Right now there are many service providers struggling to find and keep their places in the industry because everyone is waiting for the NDIS to “fix all the problems”. No one wants to spend their own money and they expect their clients already in the system to wait for this big bandaid.

I have a great analogy for what this currently looks like on the ground, but it will have to wait. I have been hearing about this miracle the NDIS for about 9 years and it’s been like a white light at the end of the tunnel. And on the downside, I’ve had pretty shitty Case Management who dragged their feet on applying for a Package of Funding from DHS because they said it would never be approved for payment. Therefore, the felt the success rate did not warrant their effort.

You know the answers you get for the questions you never ask? No! So you might as well ask. Is what I say!

Think of all the things you need and just ASK for it! I don’t think they will be advertising all the things that might be covered by the NDIS, because they will be trying to save money.  So I will suggest Networking & sharing information is going to be vital. Listen to what other users/consumers are applying for, you might be surprised. If it’s relevant for you apply for it also. And then tell your friends.

Lastly, I think there will be more control for us to choose who provides our services & sometimes competition is a good thing. It means those providers with bad history of poor case management will not survive.

To be continued for sure…

Piss or Blood

Published January 29, 2016 by helentastic67

Piss or blood 2

Piss or Blood

I recently, (again!) had another handover from one Case Manager to another.

She was a good Case Manager, but she had been dragging her feet a little on my “goals” and it became obvious when there was a ‘new’ Case Manger and that she had been looking for work closer to home because she had a young daughter in Day care and she traveled an hour or so daily to get into Melbourne…

I’m quite over the process of getting a new Case Manager. I like to befriend them so they better understand who I am and what I’m about, so they can appreciate how much I do for myself and the importance of what I do actually ask of them. I like to treat them like my friends because I do want the best from them.

Anyway, I digress – On the last meeting the outgoing Case Manager was busy checking her phone.

She explained, she was concerned for a call from their Day care provider.

And she used the term ‘Piss or Blood!’

I look at my new Case Manager, a young fellow whom I like already. He refers to me as his favourite client, so he gets a K.P.I. ‘tick’ already.

This “Piss or Blood” comment needed explaining, so it goes like this:

If she gets a call and her daughter has had an “accident” that requires a change of underwear in the scheme of things it’s not a big thing. If there’s blood, that’s more worrying. But this is not yet the point.

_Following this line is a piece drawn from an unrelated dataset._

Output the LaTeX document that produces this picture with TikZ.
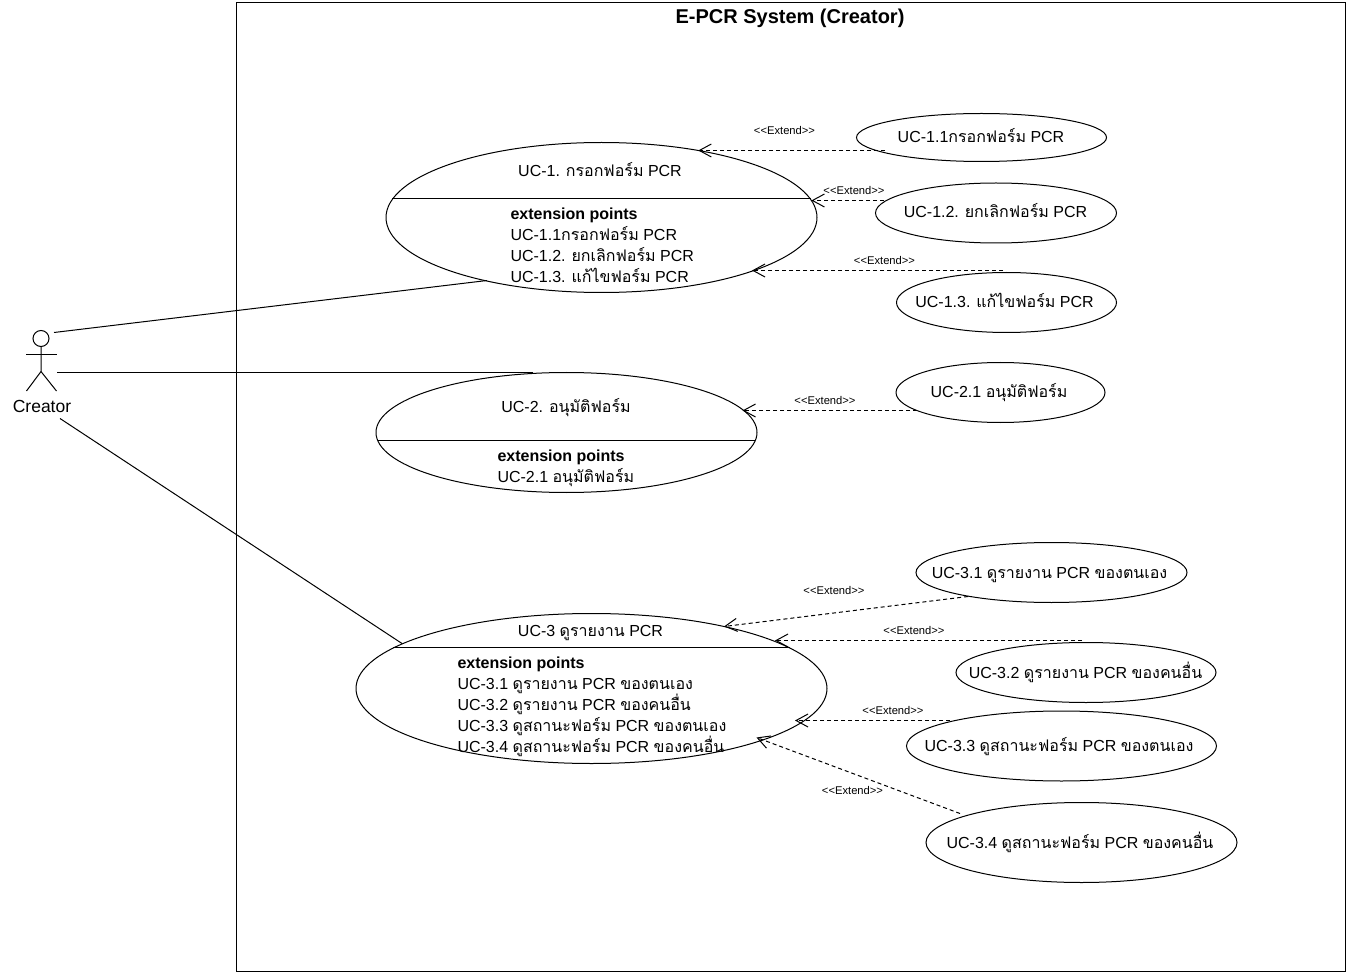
\documentclass[tikz,border=0pt]{standalone}
\usepackage{fontspec}
\setmainfont{Liberation Sans}
\newfontfamily\thaifont[Script=Thai]{Loma}
\newcommand{\tht}[1]{{\thaifont #1}}
\usetikzlibrary{shapes.geometric,arrows.meta}
\tikzset{
	usecase/.style n args={2}{ellipse,draw,minimum width=#1,minimum height=#2,inner sep=0pt,outer sep=0pt},
	uctext/.style={inner sep=0pt,text height=12pt,text depth=0pt,font=\fontsize{16pt}{16pt}\selectfont},
	extpoint/.style={uctext,anchor=west},
	extlabel/.style={inner sep=0pt,font=\fontsize{11.2pt}{12pt}\selectfont},
	extend/.style={dash pattern=on 4pt off 3pt,-{Straight Barb[length=12pt,width=13pt]}},
}
\begin{document}
\begin{tikzpicture}[x=1pt,y=-1pt,line width=1pt]
	\useasboundingbox (0,-0.5) rectangle (1350,975.5);
	\node[draw,minimum width=1109pt,minimum height=969pt,inner sep=0pt,outer sep=0pt] (system) at (791,486.5) {};
	\node[inner sep=0pt,font=\bfseries\fontsize{20pt}{20pt}\selectfont] (systemtitle) at (790,18) {E-PCR System (Creator)};

	\draw (41,338) circle (8);
	\draw (41,346) -- (41,371) -- (26.5,390.5);
	\draw (41,371) -- (56.5,390.5);
	\draw (26,354) -- (57,354);
	\node[inner sep=0pt,font=\fontsize{17.5pt}{18pt}\selectfont] (creator) at (42,405.5) {Creator};
	\coordinate (creatorA) at (54,332);
	\coordinate (creatorB) at (57,372.5);
	\coordinate (creatorC) at (60,418);

	\node[usecase={431pt}{150pt}] (uc1) at (601.5,217) {};
	\node[usecase={250pt}{48pt}] (uc11) at (981.5,137) {};
	\node[usecase={241pt}{60pt}] (uc12) at (996,212.5) {};
	\node[usecase={220pt}{60pt}] (uc13) at (1006.5,302) {};
	\node[usecase={381pt}{120pt}] (uc2) at (566.5,432) {};
	\node[usecase={209pt}{60pt}] (uc21) at (1000.5,392) {};
	\node[usecase={471pt}{150pt}] (uc3) at (591.5,688) {};
	\node[usecase={271pt}{60pt}] (uc31) at (1051.5,572) {};
	\node[usecase={260pt}{60pt}] (uc32) at (1086,672) {};
	\node[usecase={310pt}{70pt}] (uc33) at (1061.5,745.5) {};
	\node[usecase={311pt}{80pt}] (uc34) at (1081.5,842) {};

	\coordinate (uc13top) at (1003,270);
	\coordinate (uc32top) at (1082,640);

	\draw (392,198) -- (811,198);
	\draw (378,440) -- (755,440);
	\draw (393,647) -- (790,647);

	\node[uctext] (uc1title) at (600,170) {UC-1. \tht{กรอกฟอร์ม} PCR};
	\node[extpoint,font=\bfseries\fontsize{16pt}{16pt}\selectfont] (uc1ext) at (510,213.5) {extension points};
	\node[extpoint] (uc1exta) at (510,234.5) {UC-1.1\tht{กรอกฟอร์ม} PCR};
	\node[extpoint] (uc1extb) at (510,255.5) {UC-1.2. \tht{ยกเลิกฟอร์ม} PCR};
	\node[extpoint] (uc1extc) at (510,276.5) {UC-1.3. \tht{แก้ไขฟอร์ม} PCR};

	\node[uctext] (uc2title) at (566,406) {UC-2. \tht{อนุมัติฟอร์ม}};
	\node[extpoint,font=\bfseries\fontsize{16pt}{16pt}\selectfont] (uc2ext) at (497,455) {extension points};
	\node[extpoint] (uc2exta) at (497,476) {UC-2.1 \tht{อนุมัติฟอร์ม}};

	\node[uctext] (uc3title) at (590.5,629.5) {UC-3 \tht{ดูรายงาน} PCR};
	\node[extpoint,font=\bfseries\fontsize{16pt}{16pt}\selectfont] (uc3ext) at (457,662) {extension points};
	\node[extpoint] (uc3exta) at (457,683) {UC-3.1 \tht{ดูรายงาน} PCR \tht{ของตนเอง}};
	\node[extpoint] (uc3extb) at (457,704) {UC-3.2 \tht{ดูรายงาน} PCR \tht{ของคนอื่น}};
	\node[extpoint] (uc3extc) at (457,725) {UC-3.3 \tht{ดูสถานะฟอร์ม} PCR \tht{ของตนเอง}};
	\node[extpoint] (uc3extd) at (457,746) {UC-3.4 \tht{ดูสถานะฟอร์ม} PCR \tht{ของคนอื่น}};

	\node[uctext] (uc11text) at (981,136) {UC-1.1\tht{กรอกฟอร์ม} PCR};
	\node[uctext] (uc12text) at (995.5,211.5) {UC-1.2. \tht{ยกเลิกฟอร์ม} PCR};
	\node[uctext] (uc13text) at (1004.5,301.5) {UC-1.3. \tht{แก้ไขฟอร์ม} PCR};
	\node[uctext] (uc21text) at (999,391.5) {UC-2.1 \tht{อนุมัติฟอร์ม}};
	\node[uctext] (uc31text) at (1049.5,571.5) {UC-3.1 \tht{ดูรายงาน} PCR \tht{ของตนเอง}};
	\node[uctext] (uc32text) at (1085.5,671.5) {UC-3.2 \tht{ดูรายงาน} PCR \tht{ของคนอื่น}};
	\node[uctext] (uc33text) at (1059,744.5) {UC-3.3 \tht{ดูสถานะฟอร์ม} PCR \tht{ของตนเอง}};
	\node[uctext] (uc34text) at (1080,841.5) {UC-3.4 \tht{ดูสถานะฟอร์ม} PCR \tht{ของคนอื่น}};

	\draw (creatorA) -- ([shift={(-114.5,63)}]uc1.center);
	\draw (creatorB) -- ([shift={(-33.5,-59.5)}]uc2.center);
	\draw (creatorC) -- ([shift={(-189.5,-45)}]uc3.center);

	\draw[extend] ([shift={(-96.5,13)}]uc11.center) -- ([shift={(96.8,-67)}]uc1.center);
	\draw[extend] ([shift={(-112,-12.5)}]uc12.center) -- ([shift={(209.9,-17)}]uc1.center);
	\draw[extend] (uc13top) -- ([shift={(150.5,53)}]uc1.center);
	\draw[extend] ([shift={(-83.5,18)}]uc21.center) -- ([shift={(176,-22)}]uc2.center);
	\draw[extend] ([shift={(-83.5,24)}]uc31.center) -- ([shift={(132.5,-62)}]uc3.center);
	\draw[extend] (uc32top) -- ([shift={(183.5,-48)}]uc3.center);
	\draw[extend] ([shift={(-111.5,-25.5)}]uc33.center) -- ([shift={(203.5,32)}]uc3.center);
	\draw[extend] ([shift={(-121.5,-29)}]uc34.center) -- ([shift={(165,49)}]uc3.center);

	\node[extlabel] (ext11) at (784.5,129.5) {{<}{<}Extend{>}{>}};
	\node[extlabel] (ext12) at (854,189.5) {{<}{<}Extend{>}{>}};
	\node[extlabel] (ext13) at (884.5,259.5) {{<}{<}Extend{>}{>}};
	\node[extlabel] (ext21) at (825,399.5) {{<}{<}Extend{>}{>}};
	\node[extlabel] (ext31) at (834,589.5) {{<}{<}Extend{>}{>}};
	\node[extlabel] (ext32) at (914,629.5) {{<}{<}Extend{>}{>}};
	\node[extlabel] (ext33) at (893,709.5) {{<}{<}Extend{>}{>}};
	\node[extlabel] (ext34) at (852.5,789.5) {{<}{<}Extend{>}{>}};
\end{tikzpicture}
\end{document}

So, there was once a time I would speak to my mum every day.

I don’t have family close by and I live alone. When I didn’t live alone, my housemates did my head ‘in’ and despite the extra expense of living alone, the upside to living alone are many…. To be continued.

I now only call home if I want or need something or something has gone particularly badly and I need some reassurance of how to fix it, because by that stage maybe simple decisions are beyond me.

But that doesn’t mean I get a timely response. If I call, text, email, please don’t ignore me. I shouldn’t need to tell you why for you to prioritize how swiftly to respond. Just do.

If I’m having a really shitty day with my mental health, I may not call you. I may send a cheeky emoji to a person not remotely related to me because they will respond and I won’t feel like I’m going through the “Blood” alone and no one cares.

It’s a really ordinary feeling to feel you are alone in the world.